What Can HR Do to Improve Remote Worker Engagement?

What Can HR Do to Improve Remote Worker Engagement?

With today’s tech innovations making it possible to perform daily tasks without coming into the office, more people than ever before are working from home or working remotely. They benefit from improved work/life balance, while employers benefit from saving money on office space (as well as being able to hire the ideal candidate regardless of location).

That said, the remote work trend does present some challenges. If you’re an HR professional, you know how important it is to boost and maintain employee engagement. Workers who are engaged in their roles are more productive, less likely to quit, and more likely to represent the company positively to others.

That’s why you need a plan for keeping engagement high among remote employees. Tactics that work in an office setting may not be effective for workers distributed across several areas.

To ensure your remote workers stay engaged, keep the following tips in mind.

Stay in Touch

It’s been shown that recognizing accomplishments and providing growth opportunities to address weaknesses is key to maintaining engagement among workers.

Obviously, when workers don’t share an office with their supervisors, it can be a challenge to receive the type of regular communication they desire. HR professionals can help address this problem by recommending that managers schedule weekly sessions to discuss each remote employee’s progress. If they don’t have enough time for weekly sessions, monthly sessions will suffice.


Prioritizing regular communication is a simple step to take. That said, if virtual meetings aren’t scheduled every week or month, they can be easy to overlook—and engagement may drop as a result. It’s crucial for managers to treat regular virtual meetings as important work tasks.

Encourage Collaboration

Remote employees, though members of the company, can feel estranged or isolated from their colleagues. This, naturally, can have a negative impact on engagement.

That’s why, as an HR pro, you should encourage managers to assign projects that require multiple remote workers to collaborate. Although employees may initially struggle to work together when they don’t share an office, in the long run, overcoming this minor hurdle will make them each feel they are genuine members of a team.

Offer Online Learning

Providing employees with opportunities to grow is an essential component of any engagement-boosting strategy. In traditional office environments, providing growth opportunities typically involves bringing in experts to host in-person training sessions. However, just because remote workers can’t participate in these programs doesn’t mean they don’t want to.

By shifting to online-based training or making use of video conferencing during in-office sessions, you can ensure all workers have opportunities to learn and grow. This helps strengthen engagement among remote members of the office.

Plan Events

Hosting fun company events has long been a common tactic for boosting employee engagement. Studies have shown that workers who have social connections with one another are more likely to feel satisfied in their roles. Additionally, these events can help employees to associate their company with positive feelings and experiences.

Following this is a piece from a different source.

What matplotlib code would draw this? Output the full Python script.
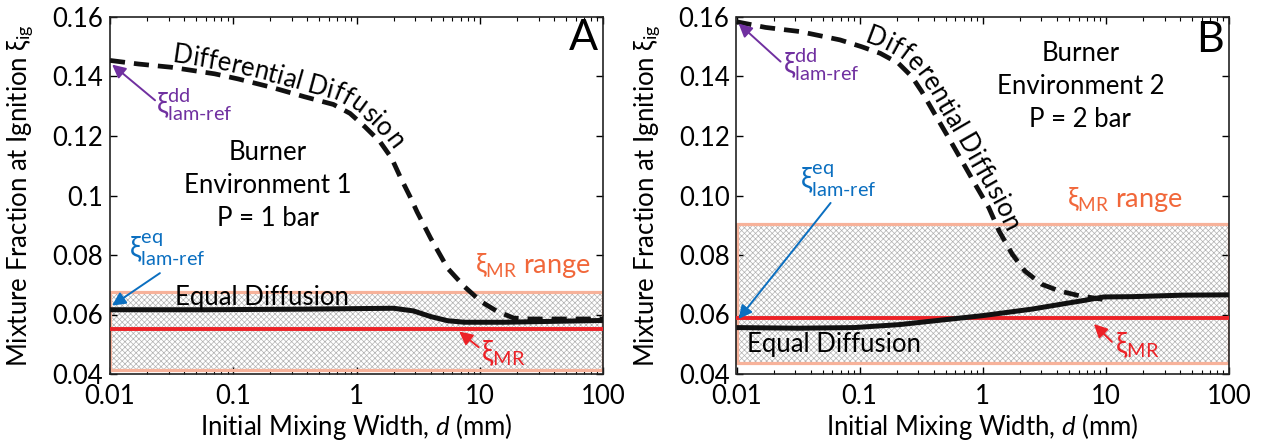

However, organizing these events requires a unique approach when many team members operate remotely. To ensure they feel like valued members of the organization, it’s necessary not only to invite them to these events but also to arrange and pay for their travel and lodging (for larger events like conferences). This might mean planning events earlier than usual to budget properly and make all necessary arrangements. While this does involve more work, it will reap rewards in the form of greater engagement.

Onboard Effectively

Employees are more likely to be engaged with their work if they understand the company’s values and culture. Unfortunately, if they don’t work at the office every day, they aren’t exposed to the company’s values and culture on a regular basis.

Thorough onboarding helps address this problem. If it’s possible to bring a remote employee to the office for onboarding, do so. If not, consider how you can strengthen the new hire orientation process to ensure remote workers are thoroughly introduced to the organization. For instance, using new tools such as virtual reality can allow you to provide remote workers with guided “tours” of the office, immersing them in the company culture from the start.

Again, trends indicate more people will continue working remotely as more companies identify the benefits this arrangement offers. Even if your organization doesn’t currently have a remote work policy, it may soon. You need to prepare accordingly by developing a plan for keeping out-of-office workers engaged. Following the advice here will make achieving this goal easier.